Some would-be marchers carrying the Jewish Pride flag were blocked by Jewish marshals at an entrance point to the march. In video taken of the event, Jill Raney, a marshal also affiliated with the left-wing Jewish group IfNotNow, said they could enter if they removed the Star of David from the flag. Jewish stars were welcome in any other context.

“In order to have the Jewish Pride flag not be about Zionism, all you have to do is move the star,” Raney told a group of Jewish marchers holding the flags. “With respect, we are all Jewish dykes here and we just want to march in solidarity with Palestinian dykes, and if y’all want to march also, great.”

The group holding the flags included representatives of Zioness, a women’s group that demonstrates openly as pro-Israel activists in progressive spaces, A Wider Bridge, a pro-Israel LGBTQ group, and the local Jewish Community Relations Council.

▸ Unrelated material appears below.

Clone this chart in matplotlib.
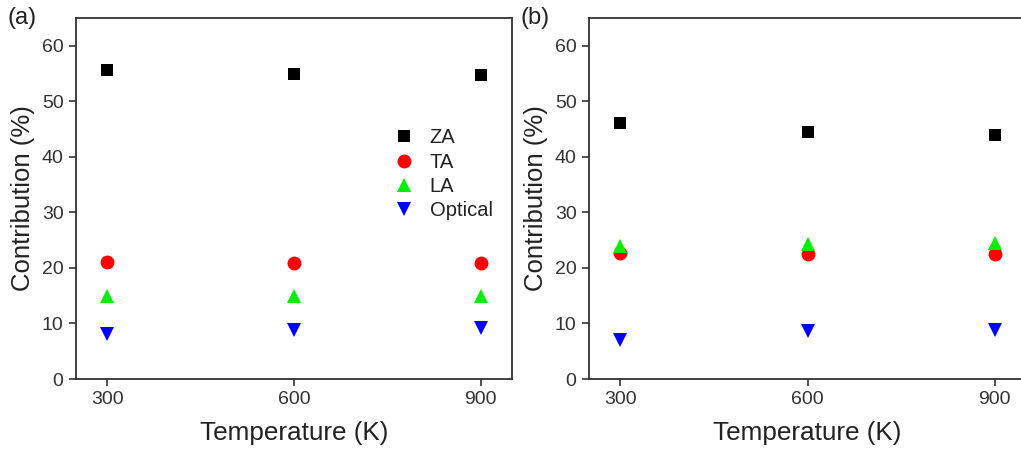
import numpy as np
import matplotlib
matplotlib.use("Agg")
import matplotlib.pyplot as plt

plt.rcParams['font.family'] = ['Liberation Sans', 'DejaVu Sans']

# temperatures (K)
temps = [300, 600, 900]

# panel (a) contributions (%)
za_a = [55.7, 55.0, 54.8]
ta_a = [21.0, 20.8, 20.8]
la_a = [15.0, 15.0, 15.0]
opt_a = [8.1, 8.9, 9.1]

# panel (b) contributions (%)
za_b = [46.1, 44.4, 44.0]
ta_b = [22.6, 22.5, 22.5]
la_b = [24.0, 24.3, 24.4]
opt_b = [7.0, 8.6, 8.9]

labels = ['ZA', 'TA', 'LA', 'Optical']
markers = ['s', 'o', '^', 'v']
colors = ['black', '#ff0000', '#00ee00', '#0000ff']
sizes = [9, 10, 10, 10]

fig = plt.figure(figsize=(10.21, 4.55), dpi=100)
W, H = 1021, 455
ax_a = fig.add_axes([76 / W, 1 - 379 / H, 436 / W, 361 / H])
ax_b = fig.add_axes([589 / W, 1 - 379 / H, 437 / W, 361 / H])

def draw_panel(ax, series, tag, legend=False):
    for vals, lab, m, c, s in zip(series, labels, markers, colors, sizes):
        ax.plot(temps, vals, linestyle='none', marker=m, color=c,
                markersize=s, markeredgewidth=0, label=lab)
    ax.set_xlim(250, 950)
    ax.set_ylim(0, 65)
    ax.set_xticks(temps)
    ax.set_yticks(range(0, 61, 10))
    ax.tick_params(direction='out', length=5, width=1.2, labelsize=14,
                   colors='#333333', pad=4)
    for sp in ax.spines.values():
        sp.set_linewidth(1.3)
        sp.set_color('#333333')
    ax.set_xlabel('Temperature (K)', fontsize=18.8, color='#222222', labelpad=9)
    ax.set_ylabel('Contribution (%)', fontsize=18.5, color='#222222', labelpad=5)
    ax.text(-0.157, 1.0, tag, transform=ax.transAxes, fontsize=17,
            color='#222222', va='center', ha='left')
    if legend:
        ax.legend(loc='upper left', bbox_to_anchor=(0.677, 0.745), frameon=False,
                  fontsize=14.5, handletextpad=0.5, labelspacing=0.27,
                  handlelength=1.5, labelcolor='#222222')

draw_panel(ax_a, [za_a, ta_a, la_a, opt_a], '(a)', legend=True)
draw_panel(ax_b, [za_b, ta_b, la_b, opt_b], '(b)')

fig.savefig('out.png', dpi=100)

“You are creating a binary in which the only way to be a dyke is to explicitly denounce the existence of the Jewish state, which is an important thing for most Jews, the vast majority of Jews in the world” said Amanda Berman, the founder of Zioness. “We support liberation for all dykes. You support the Palestinian flag. You support Palestinian nationalism.”

The marchers were eventually allowed to enter the march. The march aimed to focus on combating gentrification and displacement.

The march’s Facebook page was full of comments criticizing the decision to ban the Jewish Pride Flag, accusing the organizers of placing “an unwarranted burden of proof [on] Jewish dykes that they don’t approve of the actions of another country [in] which they do not vote,” and “discriminat[ing] against gay Jews while marching against discrimination.”